In 1974, the Judah L. Magnes Museum commissioned Albert Garvey (b. 1932, Chicago), a photographer, printmaker, and graphic designerthen living in Fairfax, California, to create a portfolio of views of contemporary Israel.
This commission, unconventional for its time, resulted in the work, We Are the Wall Itself, a collection of twenty-four even more unconventional serigraphs (color silkscreen prints) based on images taken by the artist and his wife, Barbara, first in 1960 and again in the spring of 1974, shortly after the Yom Kippur War.
Drawing from more than one thousand photographs, altered in the darkroom and combined with hand-drawn stencils, Garvey depicted religious gatherings, the walls and the streets of Jerusalem, the urbanization of Eilat, agricultural work in the kibbutz, and the emerging youth counterculture.
By presenting selections from the original 1974 project, we are revisiting two sets of cultural conventions: those connected to the artistic practice of “imaging the Holy Land,” as well as the ways in which the State of Israel has commonly been portrayed since its founding in 1948.

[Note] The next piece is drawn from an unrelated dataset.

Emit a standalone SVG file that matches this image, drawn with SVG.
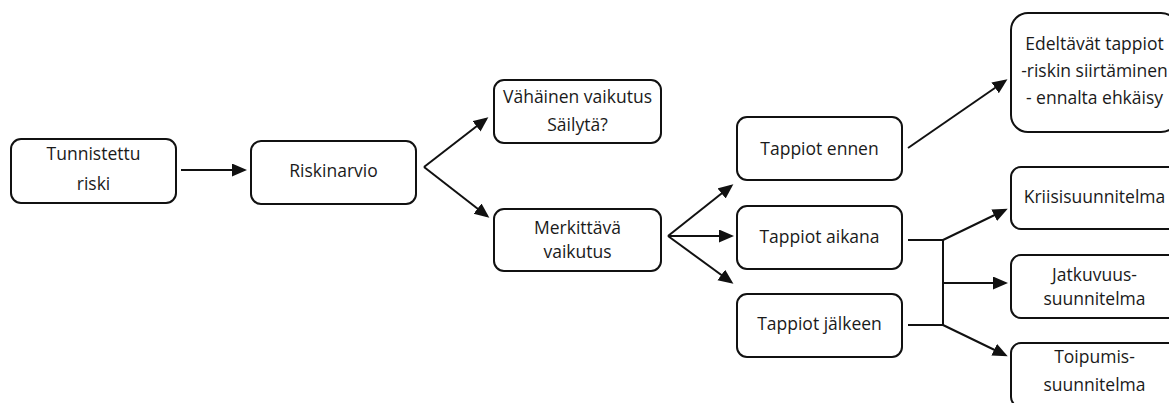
<svg xmlns="http://www.w3.org/2000/svg" width="1169" height="403" viewBox="0 0 1169 403">
<style>
.box{fill:#fff;stroke:#111;stroke-width:2}
.t{font-family:"Open Sans","Noto Sans","Liberation Sans",sans-serif;font-size:17.5px;fill:#1a1a1a;text-anchor:middle}
.c{fill:none;stroke:#111;stroke-width:2}
.a{marker-end:url(#ah)}
</style>
<defs>
<marker id="ah" markerUnits="userSpaceOnUse" markerWidth="16" markerHeight="14" refX="12" refY="6.5" orient="auto">
<path d="M0,0 L15,6.5 L0,13 z" fill="#111"/>
</marker>
</defs>
<rect width="1169" height="403" fill="#fff"/>
<g id="n-tunnistettu"><rect class="box" x="11" y="139" width="165" height="64" rx="10"/><text class="t" x="93.5" y="160">Tunnistettu</text><text class="t" x="93.5" y="190">riski</text></g>
<g id="n-riskinarvio"><rect class="box" x="251" y="141" width="165" height="63" rx="10"/><text class="t" x="333.5" y="177">Riskinarvio</text></g>
<g id="n-vahainen"><rect class="box" x="494" y="80" width="167" height="63" rx="10"/><text class="t" x="577.5" y="103">Vähäinen vaikutus</text><text class="t" x="577.5" y="131">Säilytä?</text></g>
<g id="n-merkittava"><rect class="box" x="494" y="209" width="167" height="62" rx="10"/><text class="t" x="577.5" y="234">Merkittävä</text><text class="t" x="577.5" y="258">vaikutus</text></g>
<g id="n-ennen"><rect class="box" x="737" y="117" width="165" height="63" rx="10"/><text class="t" x="819.5" y="155">Tappiot ennen</text></g>
<g id="n-aikana"><rect class="box" x="737" y="206" width="165" height="63" rx="10"/><text class="t" x="819.5" y="243">Tappiot aikana</text></g>
<g id="n-jalkeen"><rect class="box" x="737" y="294" width="165" height="63" rx="10"/><text class="t" x="819.5" y="330">Tappiot jälkeen</text></g>
<g id="n-edeltavat"><rect class="box" x="1011" y="13" width="167" height="119" rx="17"/><text class="t" x="1094.5" y="50">Edeltävät tappiot</text><text class="t" x="1094.5" y="77">-riskin siirtäminen</text><text class="t" x="1094.5" y="104">- ennalta ehkäisy</text></g>
<g id="n-kriisi"><rect class="box" x="1011" y="167" width="167" height="62" rx="10"/><text class="t" x="1094.5" y="203">Kriisisuunnitelma</text></g>
<g id="n-jatkuvuus"><rect class="box" x="1011" y="255" width="167" height="63" rx="10"/><text class="t" x="1094.5" y="281">Jatkuvuus-</text><text class="t" x="1094.5" y="305">suunnitelma</text></g>
<g id="n-toipumis"><rect class="box" x="1011" y="343" width="167" height="64" rx="10"/><text class="t" x="1094.5" y="363">Toipumis-</text><text class="t" x="1094.5" y="391">suunnitelma</text></g>
<g id="connectors">
<line class="c a" x1="181" y1="170" x2="244" y2="170"/>
<line class="c a" x1="424" y1="167" x2="486" y2="119"/>
<line class="c a" x1="424" y1="167" x2="487" y2="216"/>
<line class="c a" x1="668" y1="236" x2="731" y2="186"/>
<line class="c a" x1="668" y1="236" x2="731" y2="236"/>
<line class="c a" x1="668" y1="236" x2="731" y2="282"/>
<line class="c a" x1="908" y1="148" x2="1005" y2="81"/>
<path class="c" d="M908,240 H943 M908,325 H943 M943,239 V326"/>
<line class="c a" x1="943" y1="240" x2="1005" y2="210"/>
<line class="c a" x1="943" y1="283" x2="1005" y2="283"/>
<line class="c a" x1="943" y1="325" x2="1005" y2="355"/>
</g>
</svg>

Emblematic of the unique view of modern Israel that emerged out of California in the 1960s and early 1970s, Garvey’s work captured Israel’s diversity through the lens of Pop Art’s popular medium of screen printing. This technique, along with the subjects portrayed, created an image of Israel that was distant from the ways in which the country had been represented until then in America and elsewhere.
Rather than glorifying military might, agricultural advancements, and archeological treasures, these images offered a direct appreciation for the daily life of a developing country in which multiple cultures continually negotiated ways to coexist.